Scendiamo in una valle verso un gruppo di betulle, lo stesso posto dove anni dopo, durante una scossa fortissima di terremoto, vedemmo i cinghiali correre impazziti gridando. E non potevamo credere ai nostri occhi. Solo se vai a funghi puoi capire il senso di vertigine che può prenderti quando all'improvviso ti imbatti in un campo riempito di mazze di tamburo o in una zona dove trovi porcini sparsi dovunque provi a guardare. 

Porcini e ancora porcini. Grossi, vellutati. Sembravano finti.
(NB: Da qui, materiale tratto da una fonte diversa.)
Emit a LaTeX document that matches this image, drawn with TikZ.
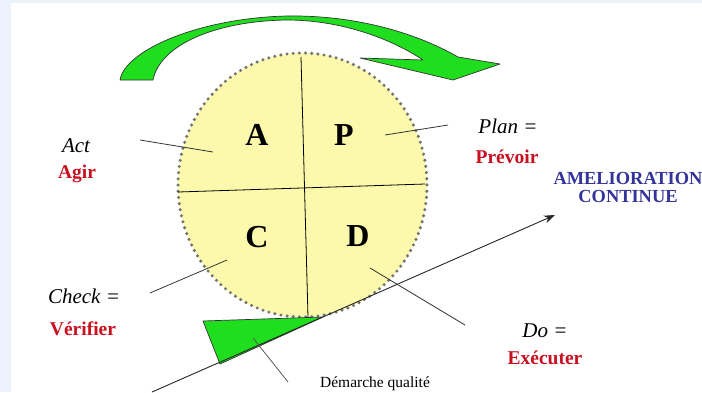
\documentclass[tikz,border=0pt]{standalone}
\usepackage{fontspec}
\setmainfont{Liberation Serif}
\usetikzlibrary{arrows.meta}
\definecolor{pdcablue}{RGB}{237,243,252}
\definecolor{pdcayellow}{RGB}{252,249,172}
\definecolor{pdcagreen}{RGB}{30,222,30}
\definecolor{pdcared}{RGB}{200,16,32}
\definecolor{pdcanavy}{RGB}{51,51,153}
\begin{document}
\begin{tikzpicture}[
		x=1pt, y=-1pt,
		every node/.style={inner sep=0pt, anchor=base},
		letter/.style={font=\fontsize{32}{32}\selectfont\bfseries},
		eng/.style={font=\fontsize{21}{21}\selectfont\itshape},
		fra/.style={font=\fontsize{19.5}{20}\selectfont\bfseries, text=pdcared},
		leader/.style={draw=black!80, line width=0.8pt},
		wedge/.style={fill=pdcagreen, draw=black!80, line width=0.7pt, line join=round}
		]
		
		% frame
		\useasboundingbox (0,0) rectangle (702,392);
		\fill[pdcablue] (0,0) rectangle (702,392);
		\fill[white] (11,3) rectangle (702,392);
		
		% the wheel
		\fill[pdcayellow] (302.5,185) ellipse [x radius=124.5, y radius=132];
		\draw[black!55, line width=3.4pt, line cap=round, dash pattern=on 0pt off 6.2pt]
			(302.5,185) ellipse [x radius=124.5, y radius=132];
		\draw[black, line width=0.8pt] (301,57) -- (308,317);
		\draw[black, line width=0.8pt] (178,192) -- (425,184);
		
		\node[letter] (a) at (257,145) {A};
		\node[letter] (p) at (344,145) {P};
		\node[letter] (c) at (257,247) {C};
		\node[letter] (d) at (358,246) {D};
		
		% turning arrow
		\filldraw[wedge] (120,80) .. controls (125,50) and (200,18) .. (287,16)
			.. controls (360,15) and (420,35) .. (458,57) -- (500,64) -- (453,80)
			-- (360,58) -- (423,60) .. controls (390,38) and (340,20) .. (287,20)
			.. controls (215,21) and (160,45) .. (153,80) -- cycle;
		
		% wedge under the wheel
		\coordinate (base) at (152,392);
		\coordinate (tip) at (555,215);
		\filldraw[wedge] (203,321) -- (323,317) -- (220,364) -- cycle;
		\draw[black!85, line width=0.9pt, -{Stealth[length=11pt, width=8pt]}] (base) -- (tip);
		
		% leaders
		\coordinate (act-out) at (140,140);
		\coordinate (act-in) at (213,152);
		\coordinate (plan-in) at (385,135);
		\coordinate (plan-out) at (448,125);
		\coordinate (check-out) at (150,293);
		\coordinate (check-in) at (227,260);
		\coordinate (do-in) at (370,268);
		\coordinate (do-out) at (465,325);
		\coordinate (dq-in) at (253,338);
		\coordinate (dq-out) at (288,382);
		\draw[leader] (act-out) -- (act-in);
		\draw[leader] (plan-in) -- (plan-out);
		\draw[leader] (check-out) -- (check-in);
		\draw[leader] (do-in) -- (do-out);
		\draw[leader, draw=black!65] (dq-in) -- (dq-out);
		
		% labels
		\node[eng] (act) at (76,152) {Act};
		\node[fra] (agir) at (77,178) {Agir};
		\node[eng] (check) at (84,303) {Check =};
		\node[fra] (verifier) at (83,335) {Vérifier};
		\node[eng] (plan) at (508,133) {Plan =};
		\node[fra] (prevoir) at (507,163) {Prévoir};
		\node[eng] (do) at (545,337) {Do =};
		\node[fra] (executer) at (545,364) {Exécuter};
		\node[font=\fontsize{18.4}{18}\selectfont\bfseries, text=pdcanavy, align=center, anchor=center] (amelio) at (628,187.5) {AMELIORATION\\CONTINUE};
		\node[font=\fontsize{15.5}{16}\selectfont] (demarche) at (375,387) {Démarche qualité};
		
	\end{tikzpicture}
\end{document}
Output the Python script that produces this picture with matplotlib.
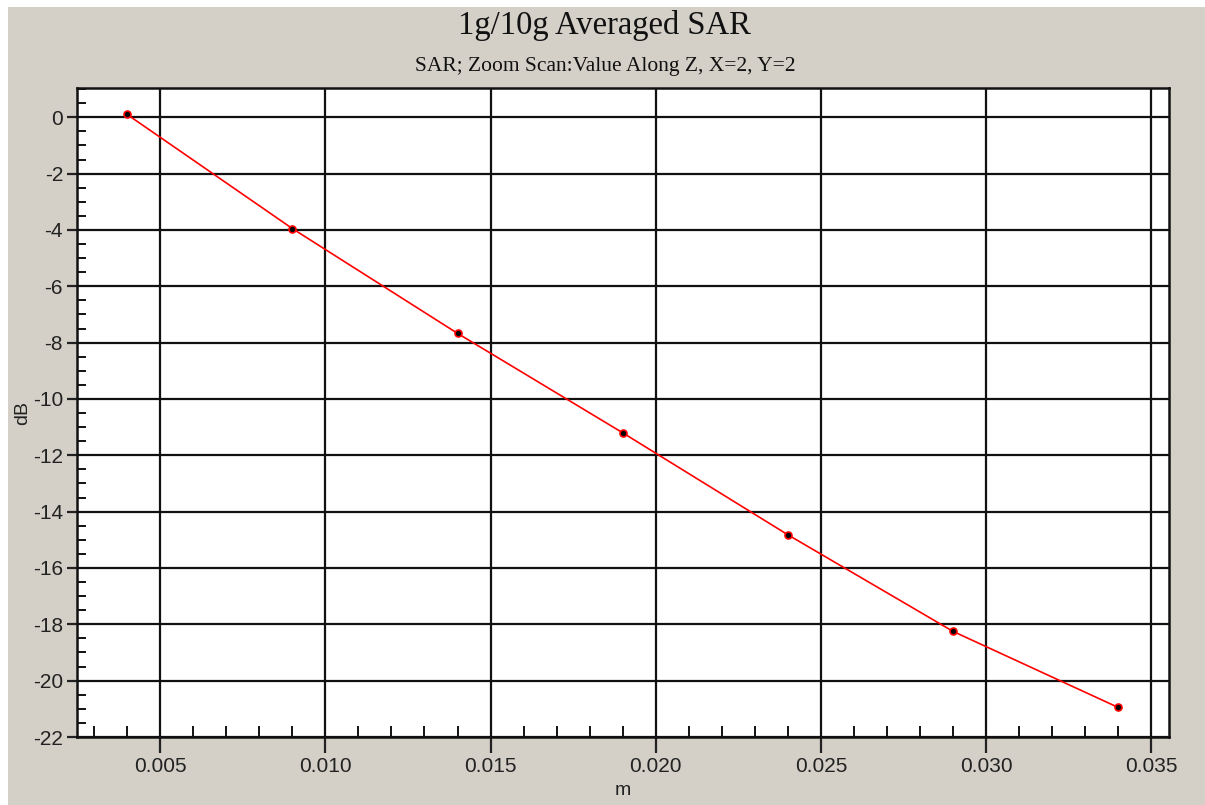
import matplotlib
matplotlib.use('Agg')
import matplotlib.pyplot as plt
from matplotlib.patches import Rectangle
from matplotlib.ticker import MultipleLocator, FormatStrFormatter

# valeurs
depth_m = [0.004, 0.009, 0.014, 0.019, 0.024, 0.029, 0.034]
sar_db = [0.1, -3.95, -7.67, -11.2, -14.82, -18.25, -20.95]

title = '1g/10g Averaged SAR'
subtitle = 'SAR; Zoom Scan:Value Along Z, X=2, Y=2'

plt.rcParams['font.family'] = ['Liberation Sans', 'DejaVu Sans']
plt.rcParams['axes.unicode_minus'] = False

gray = '#d4d0c8'
fig = plt.figure(figsize=(12.05, 8.05), dpi=100, facecolor='white')
# fond gris avec une fine bande blanche en haut et a gauche
fig.patches.append(Rectangle((8 / 1205, 0), 1, 1 - 7 / 805, transform=fig.transFigure,
                             facecolor=gray, edgecolor='none', zorder=-10))

ax = fig.add_axes([77 / 1205, 1 - 737 / 805, (1169 - 77) / 1205, (737 - 88) / 805])
ax.set_facecolor('white')

ax.plot(depth_m, sar_db, color='red', linewidth=1.2, marker='o', markersize=5,
        markerfacecolor='black', markeredgecolor='red', markeredgewidth=1.2, zorder=3)

ax.set_xlim(0.00248, 0.03554)
ax.set_ylim(-22, 1.04)

ax.xaxis.set_major_locator(MultipleLocator(0.005))
ax.xaxis.set_minor_locator(MultipleLocator(0.001))
ax.xaxis.set_major_formatter(FormatStrFormatter('%.3f'))
ax.yaxis.set_major_locator(MultipleLocator(2))
ax.yaxis.set_minor_locator(MultipleLocator(0.5))

ax.grid(True, which='major', color='#111111', linewidth=1.6)
ax.set_axisbelow(True)

ax.tick_params(axis='x', which='major', direction='out', length=11.5, width=1.6,
               labelsize=15, pad=3, colors='#222222')
ax.tick_params(axis='x', which='minor', direction='in', length=8, width=1.4, colors='#111111')
ax.tick_params(axis='y', which='major', direction='out', length=7, width=1.6,
               labelsize=15, pad=3, colors='#222222')
ax.tick_params(axis='y', which='minor', direction='in', length=6.5, width=1.4, colors='#111111')

for side in ax.spines.values():
    side.set_linewidth(1.8)
    side.set_color('#111111')

ax.set_xlabel('m', fontsize=14, labelpad=4, color='#222222')
ax.set_ylabel('dB', fontsize=14, labelpad=1, color='#222222')

fig.text(0.502, 1 - 34 / 805, title, ha='center', va='baseline',
         fontsize=23.5, family='Liberation Serif', color='#111111')
fig.text(0.502, 1 - 71 / 805, subtitle, ha='center', va='baseline',
         fontsize=15.5, family='Liberation Serif', color='#111111')

fig.savefig('out.png', dpi=100, facecolor=fig.get_facecolor())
Li raccogliamo e riempiamo tutto quello che abbiamo con noi e che può contenerli. Siamo felicissimi. Arriviamo alla macchina e mio padre dice "Però mi è venuta fame, facciamoci due porcini alla brace". Mia madre obietta che non abbiamo niente per cucinarli e se lo dice lei che riusciva a fare il sartù sul fornello della roulotte quando eravamo assediati dal sisma. Ma mio padre m'ha insegnato a improvvisare, a inventare, a viaggiare, a scoprire, a cercare nei libri e negli occhi delle persone e nella terra e nell'aria e nell'acqua. Apre il cofano della Fiat 124. Tira fuori le catene da neve, che all'epoca erano catenazze degne di una nave negriera. Accende un fuoco, che in macchina sua e anche nella mia non manca mai qualcosa per accendere un fuoco e un sacchetto di sale. La fiamma si alza tra i rami secchi e sta diventando buio. Tutta la famiglia attorno a quel fuoco bordato di pietre. Ridiamo. Poi mio padre butta le catene dell'auto sulla brace viva e le fa arroventare. Ci appoggia le più succulente tra le cappelle dei porcini e ci mette un pizzico di sale. Usiamo dei bastoncini a cui abbiamo fatto la punta come posate. Io funghi buoni così non ne ho più mangiati in vita mia.

Mio padre sapeva il nome di tutte le piante e sapeva seguire le tracce degli animali e sapeva prendere le trote con le mani e ora un po' queste cose le so fare anche io e un po' anche mio figlio. Mio padre è morto esattamente cinque anni fa. Mentre moriva io ero lì e lui mi diceva che quelli della casa editrice erano stati gentili a darmi tre mesi di ferie per stare con lui. Gli ho mentito mentre moriva e non gli ho detto che quelli della casa editrice se n'erano fottuti di lui, della sua morte imminente e anche di me che in quel momento non avevo nessuna difesa. E ero lì con lui mentre moriva e e lui m'ha consigliato di leggere "Viaggio al termine della notte". Io l'avevo già letto ma ho capito cosa mi voleva dire. Ciao, forse ci si rivedrà dall'altra parte e se non c'è nulla non importa. Il sapore di quei funghi è valso tutto.